• WORK REQUIRED: Transcribe every entry below word for word, but skip the pictures.

• DATA ENTRIES:
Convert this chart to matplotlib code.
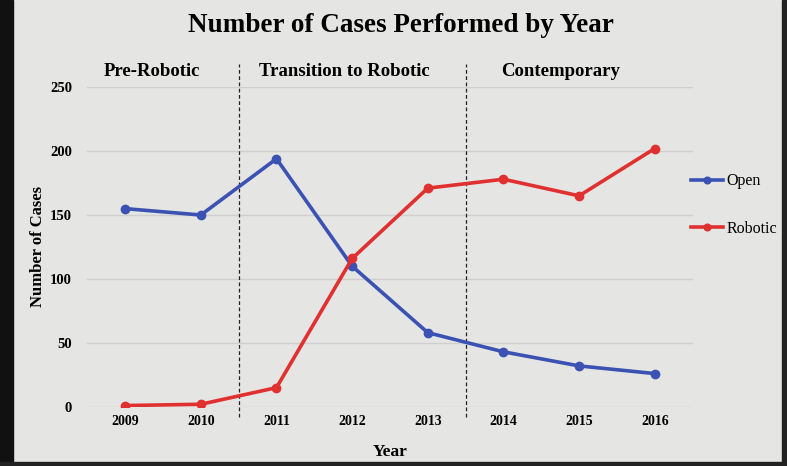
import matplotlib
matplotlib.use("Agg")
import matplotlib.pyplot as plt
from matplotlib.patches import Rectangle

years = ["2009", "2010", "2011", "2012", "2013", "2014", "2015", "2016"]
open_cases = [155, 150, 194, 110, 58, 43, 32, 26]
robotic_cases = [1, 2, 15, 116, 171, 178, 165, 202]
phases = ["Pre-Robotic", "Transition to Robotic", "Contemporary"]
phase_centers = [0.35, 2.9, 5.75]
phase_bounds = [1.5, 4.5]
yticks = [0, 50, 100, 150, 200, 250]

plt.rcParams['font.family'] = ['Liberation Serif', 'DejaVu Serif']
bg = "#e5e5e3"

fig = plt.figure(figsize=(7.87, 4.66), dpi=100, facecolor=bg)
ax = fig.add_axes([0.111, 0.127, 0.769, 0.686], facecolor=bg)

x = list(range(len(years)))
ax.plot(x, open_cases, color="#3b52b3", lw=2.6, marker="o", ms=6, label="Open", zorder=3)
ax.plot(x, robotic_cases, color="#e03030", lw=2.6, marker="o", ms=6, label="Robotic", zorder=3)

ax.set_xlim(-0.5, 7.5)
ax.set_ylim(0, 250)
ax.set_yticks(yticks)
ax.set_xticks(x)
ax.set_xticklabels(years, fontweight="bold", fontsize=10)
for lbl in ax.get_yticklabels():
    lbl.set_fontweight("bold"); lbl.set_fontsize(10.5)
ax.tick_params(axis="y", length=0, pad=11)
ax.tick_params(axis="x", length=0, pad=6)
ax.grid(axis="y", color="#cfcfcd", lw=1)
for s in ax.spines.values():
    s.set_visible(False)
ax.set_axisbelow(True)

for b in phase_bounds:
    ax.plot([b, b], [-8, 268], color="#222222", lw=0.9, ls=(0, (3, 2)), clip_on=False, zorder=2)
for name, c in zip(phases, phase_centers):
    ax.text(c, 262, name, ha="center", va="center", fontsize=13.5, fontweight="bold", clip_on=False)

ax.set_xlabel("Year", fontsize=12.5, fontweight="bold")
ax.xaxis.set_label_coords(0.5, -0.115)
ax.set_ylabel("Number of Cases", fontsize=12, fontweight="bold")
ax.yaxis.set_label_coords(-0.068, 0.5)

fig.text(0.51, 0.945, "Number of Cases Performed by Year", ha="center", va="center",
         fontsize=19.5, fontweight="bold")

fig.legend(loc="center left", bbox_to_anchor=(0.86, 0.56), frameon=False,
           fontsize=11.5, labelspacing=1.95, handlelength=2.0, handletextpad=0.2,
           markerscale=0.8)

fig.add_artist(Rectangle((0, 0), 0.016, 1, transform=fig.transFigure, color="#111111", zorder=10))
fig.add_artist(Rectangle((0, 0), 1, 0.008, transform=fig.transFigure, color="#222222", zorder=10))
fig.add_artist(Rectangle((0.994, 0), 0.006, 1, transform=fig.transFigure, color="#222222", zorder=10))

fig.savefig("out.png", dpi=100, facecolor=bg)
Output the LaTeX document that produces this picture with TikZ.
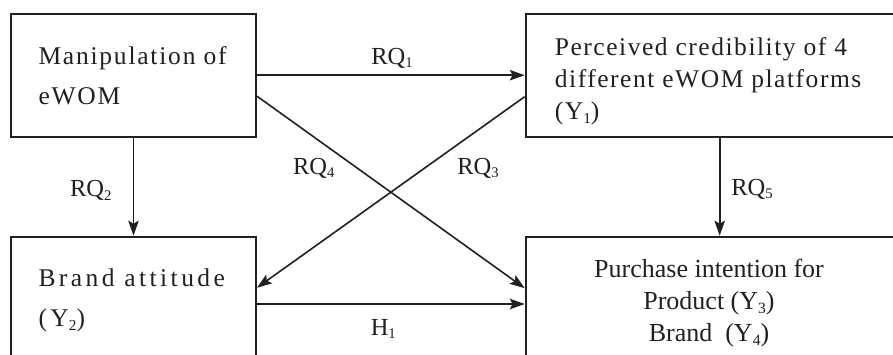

• THE RESULT:
Convert this chart to matplotlib code.
import matplotlib
matplotlib.use("Agg")
import matplotlib.pyplot as plt
from matplotlib.patches import Rectangle

years = ["2009", "2010", "2011", "2012", "2013", "2014", "2015", "2016"]
open_cases = [155, 150, 194, 110, 58, 43, 32, 26]
robotic_cases = [1, 2, 15, 116, 171, 178, 165, 202]
phases = ["Pre-Robotic", "Transition to Robotic", "Contemporary"]
phase_centers = [0.35, 2.9, 5.75]
phase_bounds = [1.5, 4.5]
yticks = [0, 50, 100, 150, 200, 250]

plt.rcParams['font.family'] = ['Liberation Serif', 'DejaVu Serif']
bg = "#e5e5e3"

fig = plt.figure(figsize=(7.87, 4.66), dpi=100, facecolor=bg)
ax = fig.add_axes([0.111, 0.127, 0.769, 0.686], facecolor=bg)

x = list(range(len(years)))
ax.plot(x, open_cases, color="#3b52b3", lw=2.6, marker="o", ms=6, label="Open", zorder=3)
ax.plot(x, robotic_cases, color="#e03030", lw=2.6, marker="o", ms=6, label="Robotic", zorder=3)

ax.set_xlim(-0.5, 7.5)
ax.set_ylim(0, 250)
ax.set_yticks(yticks)
ax.set_xticks(x)
ax.set_xticklabels(years, fontweight="bold", fontsize=10)
for lbl in ax.get_yticklabels():
    lbl.set_fontweight("bold"); lbl.set_fontsize(10.5)
ax.tick_params(axis="y", length=0, pad=11)
ax.tick_params(axis="x", length=0, pad=6)
ax.grid(axis="y", color="#cfcfcd", lw=1)
for s in ax.spines.values():
    s.set_visible(False)
ax.set_axisbelow(True)

for b in phase_bounds:
    ax.plot([b, b], [-8, 268], color="#222222", lw=0.9, ls=(0, (3, 2)), clip_on=False, zorder=2)
for name, c in zip(phases, phase_centers):
    ax.text(c, 262, name, ha="center", va="center", fontsize=13.5, fontweight="bold", clip_on=False)

ax.set_xlabel("Year", fontsize=12.5, fontweight="bold")
ax.xaxis.set_label_coords(0.5, -0.115)
ax.set_ylabel("Number of Cases", fontsize=12, fontweight="bold")
ax.yaxis.set_label_coords(-0.068, 0.5)

fig.text(0.51, 0.945, "Number of Cases Performed by Year", ha="center", va="center",
         fontsize=19.5, fontweight="bold")

fig.legend(loc="center left", bbox_to_anchor=(0.86, 0.56), frameon=False,
           fontsize=11.5, labelspacing=1.95, handlelength=2.0, handletextpad=0.2,
           markerscale=0.8)

fig.add_artist(Rectangle((0, 0), 0.016, 1, transform=fig.transFigure, color="#111111", zorder=10))
fig.add_artist(Rectangle((0, 0), 1, 0.008, transform=fig.transFigure, color="#222222", zorder=10))
fig.add_artist(Rectangle((0.994, 0), 0.006, 1, transform=fig.transFigure, color="#222222", zorder=10))

fig.savefig("out.png", dpi=100, facecolor=bg)
Output the LaTeX document that produces this picture with TikZ.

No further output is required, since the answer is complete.